U.N. Special Envoy for HIV/AIDS in Africa Calls on Canada To Enact Law Allowing Export of Generic Antiretroviral Drugs
U.N. Special Envoy for HIV/AIDS in Africa Stephen Lewis has called on Canada to enact a law allowing pharmaceutical companies to manufacture and export generic antiretroviral drugs to developing countries, Toronto's Globe and Mail reports (Chase, Globe and Mail, 11/25). The Canadian Senate in May approved Bill C-9, which amended the country's patent laws to permit the government to order the override of patents to allow certain pharmaceutical manufacturers to produce and export generic drugs -- including antiretroviral drugs -- for use in developing countries (Kaiser Daily HIV/AIDS Report, 5/13). Lewis said that the Canadian government "risks embarrassment" if the law is not enacted, according to the Globe and Mail. "I am deeply concerned, and I am very disappointed at the lack of movement on C-9," Lewis said. The law has not been enacted, and supporting regulations are still being drafted, therefore no antiretrovirals have been exported under the law, according to the Globe and Mail.

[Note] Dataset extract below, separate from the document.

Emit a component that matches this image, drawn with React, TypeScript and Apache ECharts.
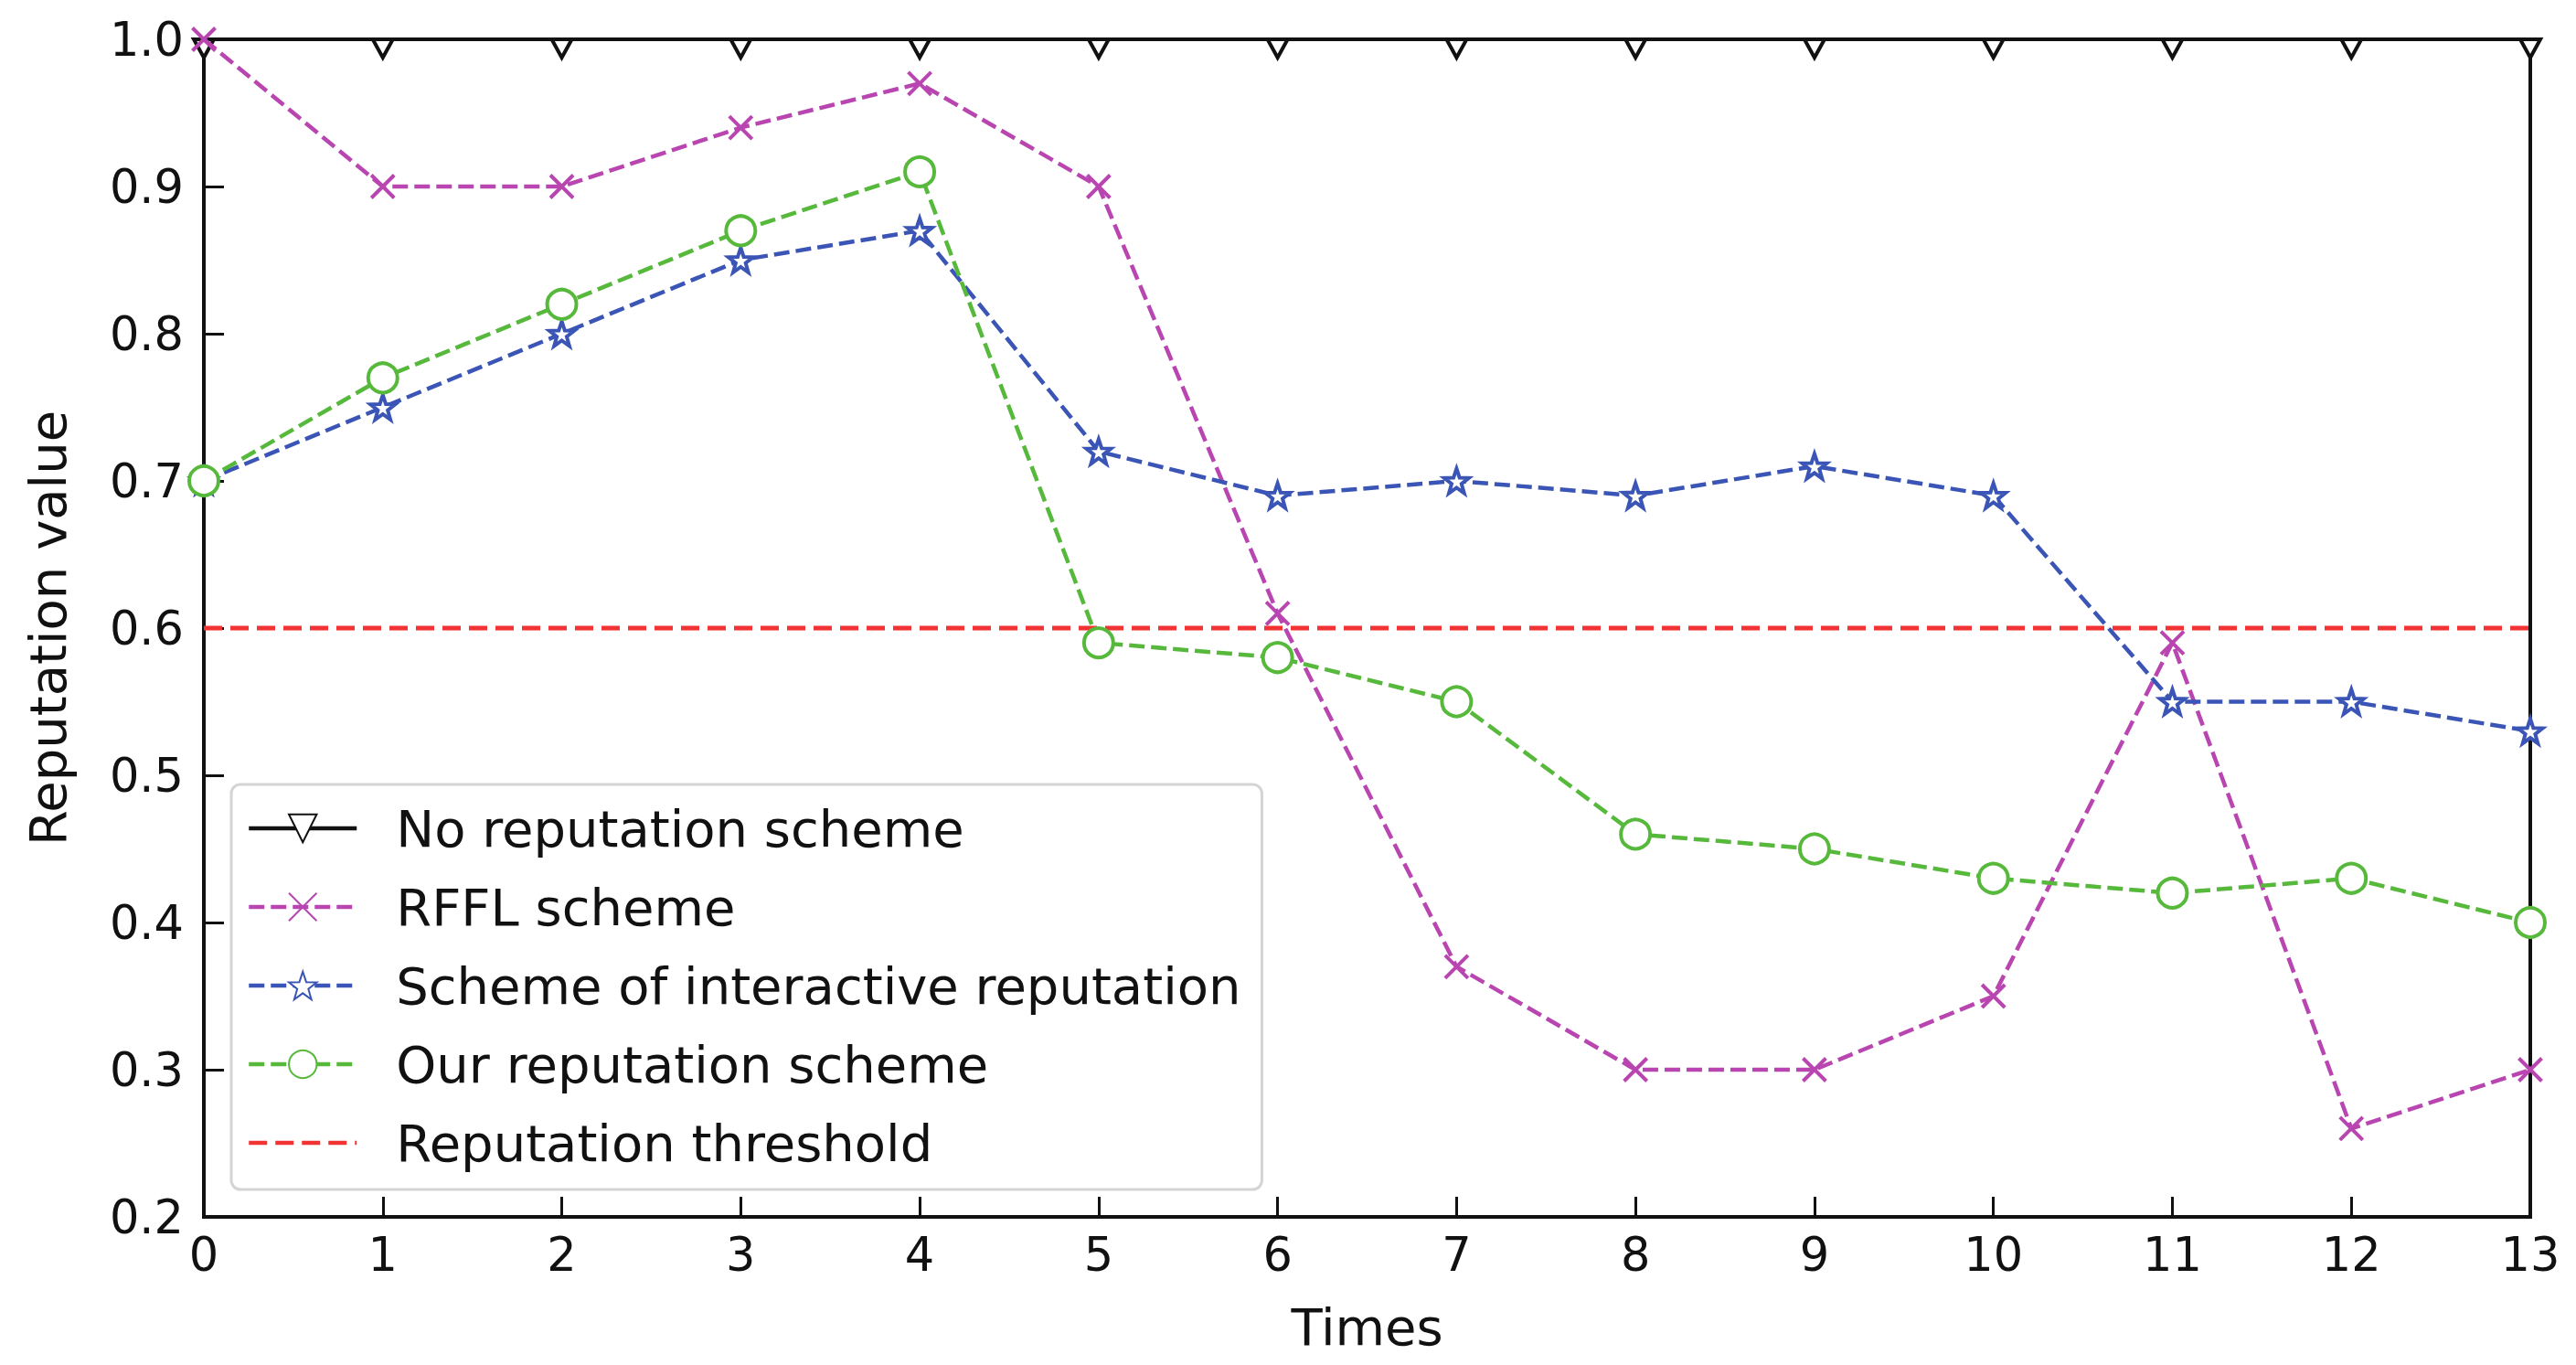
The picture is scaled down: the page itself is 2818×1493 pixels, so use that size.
import React, { useEffect, useRef } from "react";
import * as echarts from "echarts";

const times = [0, 1, 2, 3, 4, 5, 6, 7, 8, 9, 10, 11, 12, 13];
const noReputation = [1.0, 1.0, 1.0, 1.0, 1.0, 1.0, 1.0, 1.0, 1.0, 1.0, 1.0, 1.0, 1.0, 1.0];
const rffl = [1.0, 0.9, 0.9, 0.94, 0.97, 0.9, 0.61, 0.37, 0.3, 0.3, 0.35, 0.59, 0.26, 0.3];
const interactive = [0.7, 0.75, 0.8, 0.85, 0.87, 0.72, 0.69, 0.7, 0.69, 0.71, 0.69, 0.55, 0.55, 0.53];
const ours = [0.7, 0.77, 0.82, 0.87, 0.91, 0.59, 0.58, 0.55, 0.46, 0.45, 0.43, 0.42, 0.43, 0.4];
const thresholdValue = 0.6;
const seriesNames = [
  "No reputation scheme",
  "RFFL scheme",
  "Scheme of interactive reputation",
  "Our reputation scheme",
  "Reputation threshold",
];

const FONT = "DejaVu Sans";
const MAGENTA = "#b945b1";
const BLUE = "#3a55b5";
const GREEN = "#57b93b";
const RED = "#f23333";

const STAR =
  "path://M0,-10 L2.351,-3.236 L9.511,-3.09 L3.804,1.236 L5.878,8.09 L0,4 L-5.878,8.09 L-3.804,1.236 L-9.511,-3.09 L-2.351,-3.236 Z";
const XMARK = "path://M0,0L10,10M10,0L0,10";

const pairs = (ys: number[]) => times.map((t, i) => [t, ys[i]]);

export default function App() {
  const ref = useRef<HTMLDivElement>(null);
  useEffect(() => {
    document.body.style.margin = "0";
    if (!ref.current) return;
    const chart = echarts.init(ref.current, null, { renderer: "svg" });
    chart.setOption({
      animation: false,
      backgroundColor: "#fff",
      textStyle: { fontFamily: FONT },
      grid: {
        left: 223,
        right: 50,
        top: 43,
        bottom: 162,
        show: true,
        borderColor: "#111",
        borderWidth: 4,
        backgroundColor: "transparent",
      },
      xAxis: {
        type: "value",
        min: 0,
        max: 13,
        interval: 1,
        name: "Times",
        nameLocation: "middle",
        nameGap: 92,
        nameTextStyle: { fontSize: 56, color: "#111", fontFamily: FONT },
        axisLine: { show: true, lineStyle: { color: "#111", width: 4 } },
        axisTick: { show: true, inside: true, length: 22, lineStyle: { color: "#111", width: 3 } },
        axisLabel: { fontSize: 51, color: "#111", margin: 16, fontFamily: FONT },
        splitLine: { show: false },
      },
      yAxis: {
        type: "value",
        min: 0.2,
        max: 1.0,
        interval: 0.1,
        name: "Reputation value",
        nameLocation: "middle",
        nameGap: 143,
        nameTextStyle: { fontSize: 56, color: "#111", fontFamily: FONT },
        axisLine: { show: true, lineStyle: { color: "#111", width: 4 } },
        axisTick: { show: true, inside: true, length: 22, lineStyle: { color: "#111", width: 3 } },
        axisLabel: {
          fontSize: 51,
          color: "#111",
          margin: 22,
          fontFamily: FONT,
          formatter: (v: number) => v.toFixed(1),
        },
        splitLine: { show: false },
      },
      legend: {
        orient: "vertical",
        left: 253,
        top: 858,
        data: seriesNames,
        itemWidth: 118,
        itemHeight: 38,
        itemGap: 26,
        padding: [18, 23, 21, 17],
        backgroundColor: "rgba(255,255,255,0.85)",
        borderColor: "#d4d4d4",
        borderWidth: 3,
        borderRadius: 10,
        z: 10,
        lineStyle: { width: 4.5 },
        textStyle: {
          fontSize: 56,
          color: "#111",
          fontFamily: FONT,
          lineHeight: 60,
          padding: [0, 0, 0, 38],
        },
      },
      series: [
        {
          name: seriesNames[0],
          type: "line",
          data: pairs(noReputation),
          symbol: "triangle",
          symbolRotate: 180,
          symbolSize: [22, 20],
          symbolOffset: [0, 10],
          lineStyle: { color: "#111", width: 3.5, type: "solid" },
          itemStyle: { color: "#fff", borderColor: "#111", borderWidth: 4 },
          z: 3,
        },
        {
          name: seriesNames[1],
          type: "line",
          data: pairs(rffl),
          symbol: XMARK,
          symbolSize: 25,
          lineStyle: { color: MAGENTA, width: 4.5, type: [17, 7] },
          itemStyle: { color: MAGENTA, borderColor: MAGENTA, borderWidth: 4 },
          z: 4,
        },
        {
          name: seriesNames[2],
          type: "line",
          data: pairs(interactive),
          symbol: STAR,
          symbolSize: 27,
          lineStyle: { color: BLUE, width: 4.5, type: [17, 7] },
          itemStyle: { color: "#fff", borderColor: BLUE, borderWidth: 4 },
          z: 5,
        },
        {
          name: seriesNames[3],
          type: "line",
          data: pairs(ours),
          symbol: "circle",
          symbolSize: 32,
          lineStyle: { color: GREEN, width: 4.5, type: [17, 7] },
          itemStyle: { color: "#fff", borderColor: GREEN, borderWidth: 4 },
          z: 6,
        },
        {
          name: seriesNames[4],
          type: "line",
          data: [
            [times[0], thresholdValue],
            [times[times.length - 1], thresholdValue],
          ],
          symbol: "none",
          lineStyle: { color: RED, width: 5, type: [20, 9] },
          itemStyle: { color: "rgba(0,0,0,0)", borderColor: "rgba(0,0,0,0)", borderWidth: 0 },
          z: 2,
        },
      ],
    });
    return () => chart.dispose();
  }, []);
  return <div ref={ref} style={{ width: 2818, height: 1493 }} />;
}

Some generic drug manufacturers are "balking" at the details of the law, saying that it "makes it onerous and costly to copy and export drugs," according to the Globe and Mail (Globe and Mail, 11/25). Jeff Connell, a spokesperson for the Canadian Generic Pharmaceutical Association, said there are not enough financial incentives for generic companies to participate, according to Inter Press Service. Connell said that generic firms will need three to five years to develop generic versions of patented medications. However, under the law, generic companies are only given four years to sell the drugs to countries in need, which is "inadequate time to earn a fair return," according to Connell. Lewis said he is not convinced that generic drug firms will lose money from exporting drugs under the law, but he said that companies might have to "adjust their manufacturing process and expand industrial capacity to meet the demand" for the medications, according to Inter Press Service. "Everybody is apprehensive; everybody isn't sure how things will work or whether they can work," Lewis said, adding, "Somebody has to have the courage to test it. Governments have to encourage that test, and the generics have to be willing to undertake it" (Weinberg, Inter Press Service, 11/26). Ian Jack, spokesperson for Canadian Industry Minister David Emerson, said, "Stephen Lewis [is] an eminent humanitarian, and we take his views seriously," adding, "(But) the bill hasn't even come into force yet, so it's too early to say that it's not going to work or that we need additional measures" (Globe and Mail, 11/25).